In the early 20th century, companies like Hallmark expanded production nationwide. Chocolate makers, florists, and jewelers followed suit. Eventually, Valentine’s Day became one of America’s most profitable holidays.
One particularly American evolution? The classroom Valentine exchange. Does this still happen? I remember doing this in school with small store bought valentine’s cards, about the size of baseball cards. By the mid-20th century, children were bringing small cards to school for every classmate. Some schools, like mine, even had parties for students to exchange cards and have themed treats. The holiday expanded beyond romantic love into friendship, family, and general affection.
February in much of the United States (and other places) is (or, at least, used to be) cold, dark, and emotionally long. A holiday centered on choosing someone has powerful appeal. Underneath the commercialization, the core idea remains surprisingly medieval: connection matters. In winter especially.
Valentine’s Day survived because it speaks to something durable, even if it now comes wrapped in cellophane and glitter.
Queering the Valentine
For queer folks, Valentine’s Day has a slightly different meaning.
Valentine’s Day has always been about visibility. In medieval court culture, love poetry allowed aristocrats to stage desire in stylized, semi-performative ways. It wasn’t just about romance, it was about declaring their romantic attachment in a public forum.
But public declarations of love have historically been policed. When sodomy laws were enforced in England and later in colonial America, romantic expression between same-sex partners could not be publicly ritualized. There were no sanctioned “valentines” for queer couples. No feast day that legitimized their bond.
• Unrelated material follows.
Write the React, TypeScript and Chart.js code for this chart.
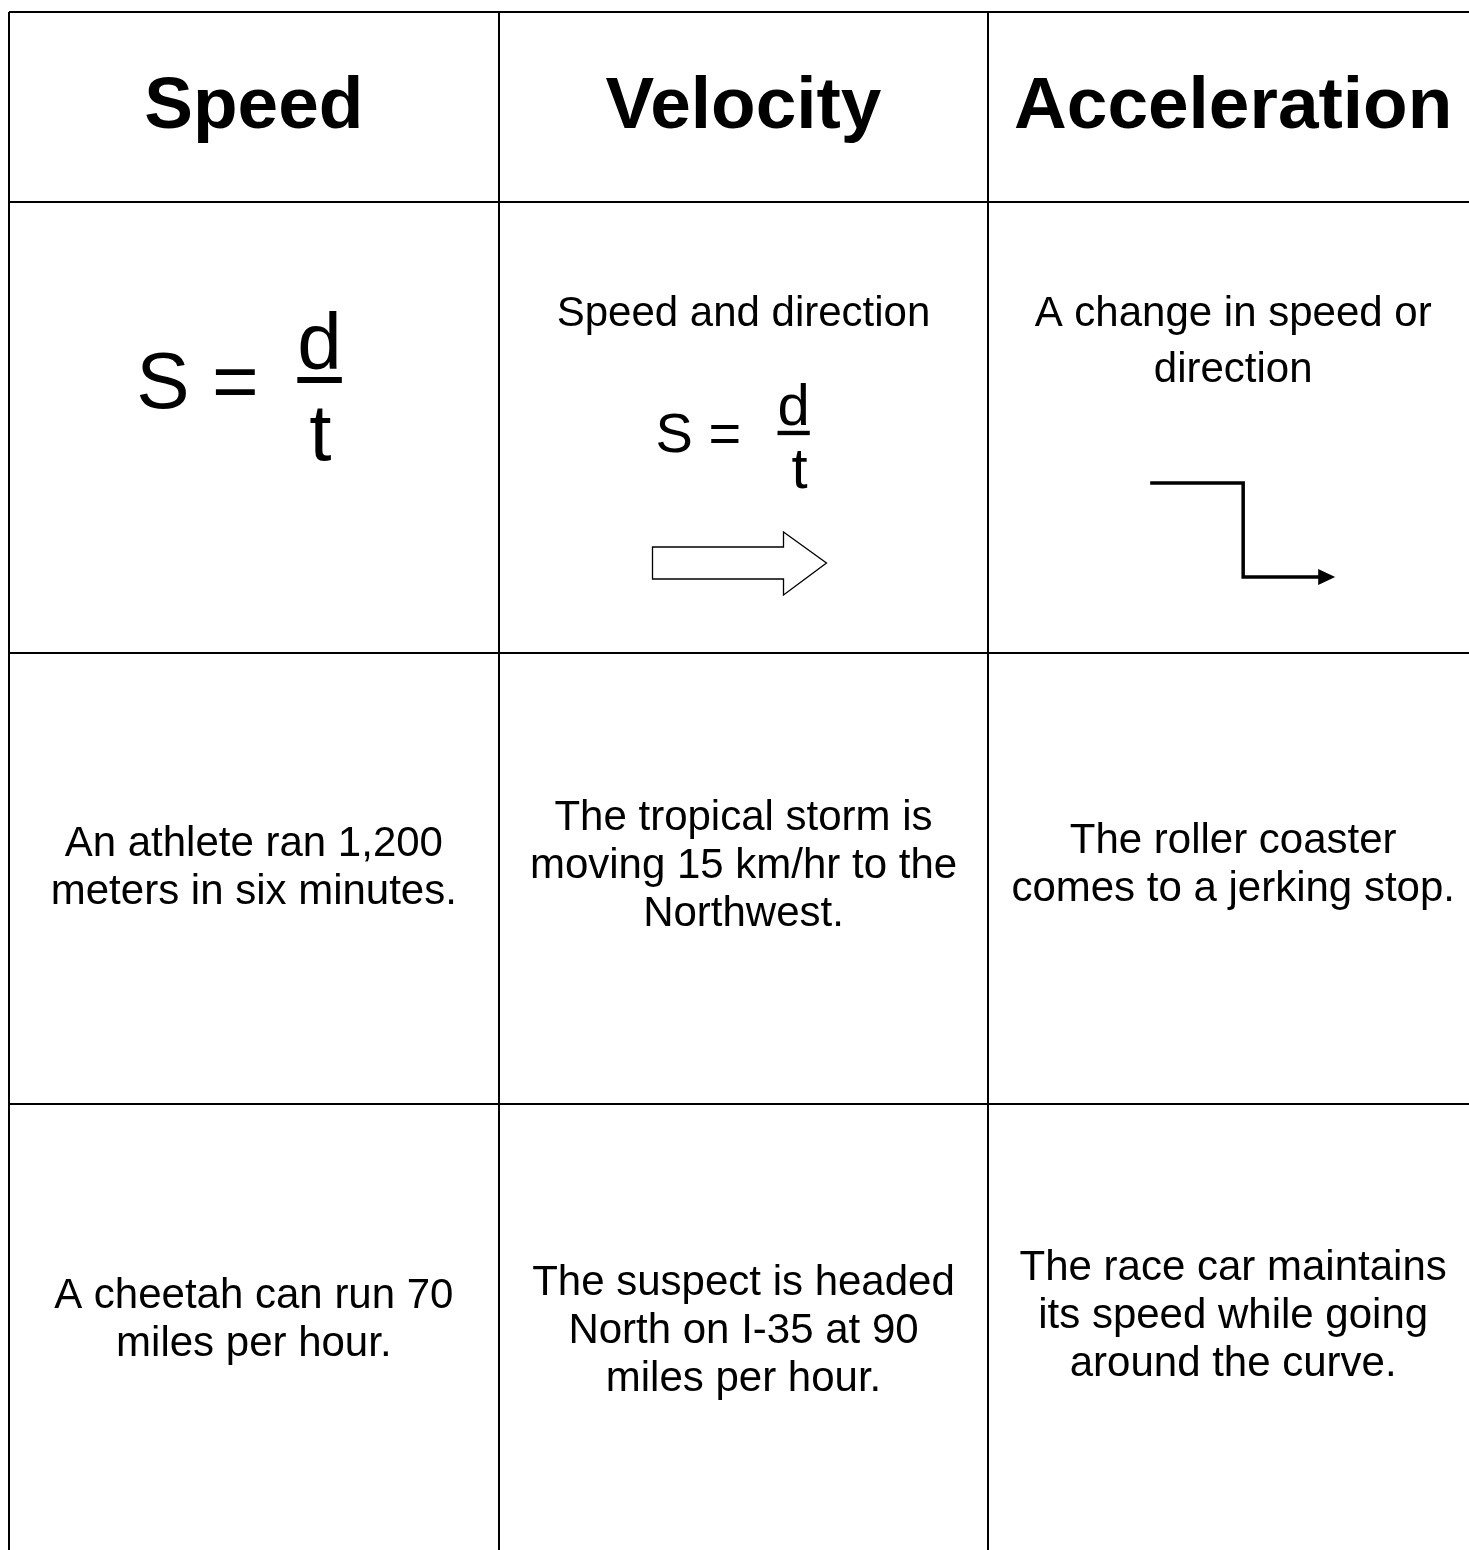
import React, { useEffect, useRef } from "react";
import { Chart, registerables } from "chart.js";

Chart.register(...registerables);

// ---------- data ----------
const columnHeaders = ["Speed", "Velocity", "Acceleration"];
const definitionLines: string[][] = [[], ["Speed and direction"], ["A change in speed or", "direction"]];
const exampleALines: string[][] = [
  ["An athlete ran 1,200", "meters in six minutes."],
  ["The tropical storm is", "moving 15 km/hr to the", "Northwest."],
  ["The roller coaster", "comes to a jerking stop."],
];
const exampleBLines: string[][] = [
  ["A cheetah can run 70", "miles per hour."],
  ["The suspect is headed", "North on I-35 at 90", "miles per hour."],
  ["The race car maintains", "its speed while going", "around the curve."],
];
const formulaParts = ["S =", "d", "t"];

// ---------- layout ----------
const ROW_HEIGHTS = [190, 451, 451, 451];
const FIRST_BASELINE = [
  [116, 116, 116],
  [0, 124, 124],
  [203, 177, 200],
  [204, 191, 176],
];
const LINE_HEIGHT = [0, 56, 48, 48];
const FONT = '"Liberation Sans", Arial, sans-serif';
const CANVAS_W = 1490;
const CANVAS_H = 1570;

const rowStarts: number[] = [];
ROW_HEIGHTS.reduce((acc, h) => {
  rowStarts.push(acc);
  return acc + h;
}, 0);
const totalHeight = ROW_HEIGHTS.reduce((a, b) => a + b, 0);
const rowBoundaries = [...rowStarts, totalHeight];

const bodyRows = [columnHeaders.map((h) => [h]), definitionLines, exampleALines, exampleBLines];

const cellPoints = bodyRows.flatMap((row, r) =>
  row.map((_, c) => ({ x: c + 0.5, y: rowStarts[r] + ROW_HEIGHTS[r] / 2 }))
);

function drawFormula(
  ctx: CanvasRenderingContext2D,
  cx: number,
  top: number,
  size: number,
  fracSize: number,
  sDx: number,
  sBase: number,
  dDx: number,
  dBase: number,
  tDx: number,
  tBase: number
) {
  ctx.fillStyle = "#000";
  ctx.textAlign = "left";
  ctx.textBaseline = "alphabetic";
  ctx.font = `${size}px ${FONT}`;
  ctx.fillText(formulaParts[0], cx + sDx, top + sBase);
  ctx.font = `${fracSize}px ${FONT}`;
  const dx = cx + dDx;
  ctx.fillText(formulaParts[1], dx, top + dBase);
  const dw = ctx.measureText(formulaParts[1]).width;
  ctx.fillRect(dx, top + dBase + 0.1 * fracSize, dw, 0.075 * fracSize);
  ctx.textAlign = "center";
  ctx.fillText(formulaParts[2], cx + tDx, top + tBase);
}

const tablePlugin = {
  id: "tableText",
  afterDraw(chart: any) {
    const ctx: CanvasRenderingContext2D = chart.ctx;
    const ys = chart.scales.y;
    const meta = chart.getDatasetMeta(0);
    ctx.save();
    let idx = 0;
    bodyRows.forEach((row, r) => {
      row.forEach((lines, c) => {
        const el = meta.data[idx++];
        const cx = el.x;
        const top = ys.getPixelForValue(rowStarts[r]);
        ctx.fillStyle = "#000";
        ctx.strokeStyle = "#000";
        ctx.textAlign = "center";
        ctx.textBaseline = "alphabetic";
        if (r === 0) {
          ctx.font = `bold 73px ${FONT}`;
          ctx.fillText(lines[0], cx, top + FIRST_BASELINE[r][c]);
          return;
        }
        ctx.font = `42px ${FONT}`;
        lines.forEach((line, i) => {
          ctx.fillText(line, cx, top + FIRST_BASELINE[r][c] + i * LINE_HEIGHT[r]);
        });
        if (r === 1 && c === 0) {
          drawFormula(ctx, cx, top, 80, 80, -117.5, 206, 43.5, 167, 66.5, 258);
        }
        if (r === 1 && c === 1) {
          drawFormula(ctx, cx, top, 56, 58, -88, 250, 34, 223, 56, 286);
          // outlined block arrow
          ctx.beginPath();
          ctx.moveTo(cx - 91, top + 345);
          ctx.lineTo(cx + 40, top + 345);
          ctx.lineTo(cx + 40, top + 330);
          ctx.lineTo(cx + 83, top + 361);
          ctx.lineTo(cx + 40, top + 393);
          ctx.lineTo(cx + 40, top + 377);
          ctx.lineTo(cx - 91, top + 377);
          ctx.closePath();
          ctx.fillStyle = "#fff";
          ctx.fill();
          ctx.lineWidth = 1.3;
          ctx.strokeStyle = "#000";
          ctx.lineJoin = "miter";
          ctx.stroke();
        }
        if (r === 1 && c === 2) {
          ctx.beginPath();
          ctx.lineWidth = 3.5;
          ctx.lineJoin = "miter";
          ctx.lineCap = "butt";
          ctx.strokeStyle = "#000";
          ctx.moveTo(cx - 83, top + 281);
          ctx.lineTo(cx + 10, top + 281);
          ctx.lineTo(cx + 10, top + 375);
          ctx.lineTo(cx + 87, top + 375);
          ctx.stroke();
          ctx.beginPath();
          ctx.fillStyle = "#000";
          ctx.moveTo(cx + 85, top + 367);
          ctx.lineTo(cx + 102, top + 375);
          ctx.lineTo(cx + 85, top + 383);
          ctx.closePath();
          ctx.fill();
        }
      });
    });
    ctx.restore();
  },
};

export default function App() {
  const canvasRef = useRef<HTMLCanvasElement | null>(null);

  useEffect(() => {
    const canvas = canvasRef.current;
    if (!canvas) return;
    const chart = new Chart(canvas, {
      type: "scatter",
      data: {
        datasets: [
          {
            data: cellPoints,
            pointRadius: 0,
            pointHoverRadius: 0,
            showLine: false,
          },
        ],
      },
      options: {
        animation: false,
        responsive: false,
        devicePixelRatio: 1,
        events: [],
        layout: { padding: { left: 9, top: 12, right: CANVAS_W - 1478, bottom: CANVAS_H - 1555 } },
        plugins: { legend: { display: false }, tooltip: { enabled: false } },
        scales: {
          x: {
            type: "linear",
            min: 0,
            max: columnHeaders.length,
            afterBuildTicks: (scale: any) => {
              scale.ticks = columnHeaders.map((_, i) => ({ value: i })).concat([{ value: columnHeaders.length }]);
            },
            ticks: { display: false },
            grid: { color: "#000", lineWidth: 2, drawTicks: false },
            border: { display: false },
          },
          y: {
            type: "linear",
            reverse: true,
            min: 0,
            max: totalHeight,
            afterBuildTicks: (scale: any) => {
              scale.ticks = rowBoundaries.map((v) => ({ value: v }));
            },
            ticks: { display: false },
            grid: { color: "#000", lineWidth: 2, drawTicks: false },
            border: { display: false },
          },
        },
      },
      plugins: [tablePlugin],
    });
    return () => chart.destroy();
  }, []);

  return (
    <div
      style={{
        position: "fixed",
        left: 0,
        top: 0,
        width: 1469,
        height: 1550,
        overflow: "hidden",
        background: "#fff",
      }}
    >
      <canvas
        ref={canvasRef}
        width={CANVAS_W}
        height={CANVAS_H}
        style={{ display: "block", width: CANVAS_W, height: CANVAS_H }}
      />
    </div>
  );
}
The very fact that Valentine’s Day became a cultural ritual would have been problematic for queer people. Rituals signal belonging. But for centuries, queer love survived in coded letters, ambiguous language, shared books, and rumor networks. In that sense, Valentine’s Day sits awkwardly at the intersection of publicly and religiously sanctioned affection, forbidden affection, and the politics of who is allowed to say “I love you and I choose you” out loud.
Unfortunately, that tension still lingers,.
As does tension around the loss of personalization. When industrial production scaled the holiday, something subtle happened. Romantic expression became standardized. Pre-written sentiment. Pre-illustrated hearts. Pre-approved tone.
This narrowed a celebration of love and affection into something only for heteronormative couples, for monogamous domesticity, or for market-friendly affection.
But love has always been much more volatile than that.
Queer communities have often expanded the meaning of Valentine’s Day and the idea of choosing beyond a day and beyond even just romantic pairing, and into chosen family, mutual aid, radical care.
When queer couples began openly celebrating Valentine’s Day before marriage equality, that was quietly subversive. When interracial couples exchanged valentines in eras when their marriages were illegal, that was radical. A holiday that asks, “Who do you choose?” is political in a society that has historically dictated the proper, acceptable answer.
Valentine’s Day is Political
Valentine’s Day began as a martyr’s feast — a memory of someone executed for defying authority. Over time, it became a celebration of pairing. In America, it became a retail machine.
But at its core, it remains about declaration.
To love publicly is to insist that attachment matters. To write love down is to refuse erasure. Maybe the holiday survives not because of candy hearts, but because humans are wired to resist isolation. And because every year, in the dead of winter, we practice saying, “I choose you.”
Which is a political act, whether we admit it or not.